* WORK TO COMPLETE
Retype the listing that follows, word for word.

* DATA BLOCK
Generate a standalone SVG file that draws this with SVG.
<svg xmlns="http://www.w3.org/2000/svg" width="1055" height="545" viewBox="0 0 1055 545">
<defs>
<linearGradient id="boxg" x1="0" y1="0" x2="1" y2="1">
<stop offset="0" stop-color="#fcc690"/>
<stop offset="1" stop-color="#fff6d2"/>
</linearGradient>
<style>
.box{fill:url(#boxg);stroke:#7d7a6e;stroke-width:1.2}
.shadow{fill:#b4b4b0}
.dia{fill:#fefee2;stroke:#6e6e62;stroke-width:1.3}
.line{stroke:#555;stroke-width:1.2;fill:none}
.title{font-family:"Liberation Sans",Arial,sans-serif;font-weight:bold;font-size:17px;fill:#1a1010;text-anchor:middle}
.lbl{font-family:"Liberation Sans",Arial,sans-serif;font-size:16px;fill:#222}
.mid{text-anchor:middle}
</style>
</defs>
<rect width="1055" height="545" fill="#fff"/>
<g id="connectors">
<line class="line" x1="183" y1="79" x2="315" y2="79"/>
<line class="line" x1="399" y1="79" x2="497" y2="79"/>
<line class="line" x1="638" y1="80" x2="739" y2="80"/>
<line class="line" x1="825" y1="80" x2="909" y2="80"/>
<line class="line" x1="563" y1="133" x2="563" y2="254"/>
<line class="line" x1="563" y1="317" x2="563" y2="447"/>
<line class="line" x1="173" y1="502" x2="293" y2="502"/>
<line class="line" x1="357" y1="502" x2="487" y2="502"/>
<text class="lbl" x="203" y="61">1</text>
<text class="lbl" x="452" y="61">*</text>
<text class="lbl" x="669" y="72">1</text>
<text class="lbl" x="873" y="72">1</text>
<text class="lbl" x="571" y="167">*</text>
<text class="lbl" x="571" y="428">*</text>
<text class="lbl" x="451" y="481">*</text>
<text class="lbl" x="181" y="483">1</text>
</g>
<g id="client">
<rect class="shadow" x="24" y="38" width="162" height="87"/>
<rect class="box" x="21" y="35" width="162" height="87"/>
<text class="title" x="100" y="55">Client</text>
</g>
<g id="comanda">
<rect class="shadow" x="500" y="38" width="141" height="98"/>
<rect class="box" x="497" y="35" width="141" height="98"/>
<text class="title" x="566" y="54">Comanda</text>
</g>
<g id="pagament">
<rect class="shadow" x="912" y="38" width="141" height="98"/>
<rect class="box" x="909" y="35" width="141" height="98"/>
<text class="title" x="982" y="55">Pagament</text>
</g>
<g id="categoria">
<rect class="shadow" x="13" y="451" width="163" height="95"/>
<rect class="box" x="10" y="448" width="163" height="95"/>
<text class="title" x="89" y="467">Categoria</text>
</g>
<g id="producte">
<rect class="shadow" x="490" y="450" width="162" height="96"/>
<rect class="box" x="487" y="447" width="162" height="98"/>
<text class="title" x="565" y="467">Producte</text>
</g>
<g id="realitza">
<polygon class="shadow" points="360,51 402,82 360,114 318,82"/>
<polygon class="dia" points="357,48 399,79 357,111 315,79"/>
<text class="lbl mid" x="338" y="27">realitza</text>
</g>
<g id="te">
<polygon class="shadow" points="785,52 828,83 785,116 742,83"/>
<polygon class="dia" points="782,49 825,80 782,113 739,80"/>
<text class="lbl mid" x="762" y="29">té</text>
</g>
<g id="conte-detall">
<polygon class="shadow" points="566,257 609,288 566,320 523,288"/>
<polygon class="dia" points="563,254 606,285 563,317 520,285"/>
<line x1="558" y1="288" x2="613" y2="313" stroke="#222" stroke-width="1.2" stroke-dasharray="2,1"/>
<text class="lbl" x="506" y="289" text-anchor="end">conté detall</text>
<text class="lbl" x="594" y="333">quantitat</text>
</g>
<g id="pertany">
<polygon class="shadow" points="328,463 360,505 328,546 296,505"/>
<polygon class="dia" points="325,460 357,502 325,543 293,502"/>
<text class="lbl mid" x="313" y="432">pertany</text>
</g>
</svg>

* EXERCISE ANSWER
Generate a standalone SVG file that draws this with SVG.
<svg xmlns="http://www.w3.org/2000/svg" width="1055" height="545" viewBox="0 0 1055 545">
<defs>
<linearGradient id="boxg" x1="0" y1="0" x2="1" y2="1">
<stop offset="0" stop-color="#fcc690"/>
<stop offset="1" stop-color="#fff6d2"/>
</linearGradient>
<style>
.box{fill:url(#boxg);stroke:#7d7a6e;stroke-width:1.2}
.shadow{fill:#b4b4b0}
.dia{fill:#fefee2;stroke:#6e6e62;stroke-width:1.3}
.line{stroke:#555;stroke-width:1.2;fill:none}
.title{font-family:"Liberation Sans",Arial,sans-serif;font-weight:bold;font-size:17px;fill:#1a1010;text-anchor:middle}
.lbl{font-family:"Liberation Sans",Arial,sans-serif;font-size:16px;fill:#222}
.mid{text-anchor:middle}
</style>
</defs>
<rect width="1055" height="545" fill="#fff"/>
<g id="connectors">
<line class="line" x1="183" y1="79" x2="315" y2="79"/>
<line class="line" x1="399" y1="79" x2="497" y2="79"/>
<line class="line" x1="638" y1="80" x2="739" y2="80"/>
<line class="line" x1="825" y1="80" x2="909" y2="80"/>
<line class="line" x1="563" y1="133" x2="563" y2="254"/>
<line class="line" x1="563" y1="317" x2="563" y2="447"/>
<line class="line" x1="173" y1="502" x2="293" y2="502"/>
<line class="line" x1="357" y1="502" x2="487" y2="502"/>
<text class="lbl" x="203" y="61">1</text>
<text class="lbl" x="452" y="61">*</text>
<text class="lbl" x="669" y="72">1</text>
<text class="lbl" x="873" y="72">1</text>
<text class="lbl" x="571" y="167">*</text>
<text class="lbl" x="571" y="428">*</text>
<text class="lbl" x="451" y="481">*</text>
<text class="lbl" x="181" y="483">1</text>
</g>
<g id="client">
<rect class="shadow" x="24" y="38" width="162" height="87"/>
<rect class="box" x="21" y="35" width="162" height="87"/>
<text class="title" x="100" y="55">Client</text>
</g>
<g id="comanda">
<rect class="shadow" x="500" y="38" width="141" height="98"/>
<rect class="box" x="497" y="35" width="141" height="98"/>
<text class="title" x="566" y="54">Comanda</text>
</g>
<g id="pagament">
<rect class="shadow" x="912" y="38" width="141" height="98"/>
<rect class="box" x="909" y="35" width="141" height="98"/>
<text class="title" x="982" y="55">Pagament</text>
</g>
<g id="categoria">
<rect class="shadow" x="13" y="451" width="163" height="95"/>
<rect class="box" x="10" y="448" width="163" height="95"/>
<text class="title" x="89" y="467">Categoria</text>
</g>
<g id="producte">
<rect class="shadow" x="490" y="450" width="162" height="96"/>
<rect class="box" x="487" y="447" width="162" height="98"/>
<text class="title" x="565" y="467">Producte</text>
</g>
<g id="realitza">
<polygon class="shadow" points="360,51 402,82 360,114 318,82"/>
<polygon class="dia" points="357,48 399,79 357,111 315,79"/>
<text class="lbl mid" x="338" y="27">realitza</text>
</g>
<g id="te">
<polygon class="shadow" points="785,52 828,83 785,116 742,83"/>
<polygon class="dia" points="782,49 825,80 782,113 739,80"/>
<text class="lbl mid" x="762" y="29">té</text>
</g>
<g id="conte-detall">
<polygon class="shadow" points="566,257 609,288 566,320 523,288"/>
<polygon class="dia" points="563,254 606,285 563,317 520,285"/>
<line x1="558" y1="288" x2="613" y2="313" stroke="#222" stroke-width="1.2" stroke-dasharray="2,1"/>
<text class="lbl" x="506" y="289" text-anchor="end">conté detall</text>
<text class="lbl" x="594" y="333">quantitat</text>
</g>
<g id="pertany">
<polygon class="shadow" points="328,463 360,505 328,546 296,505"/>
<polygon class="dia" points="325,460 357,502 325,543 293,502"/>
<text class="lbl mid" x="313" y="432">pertany</text>
</g>
</svg>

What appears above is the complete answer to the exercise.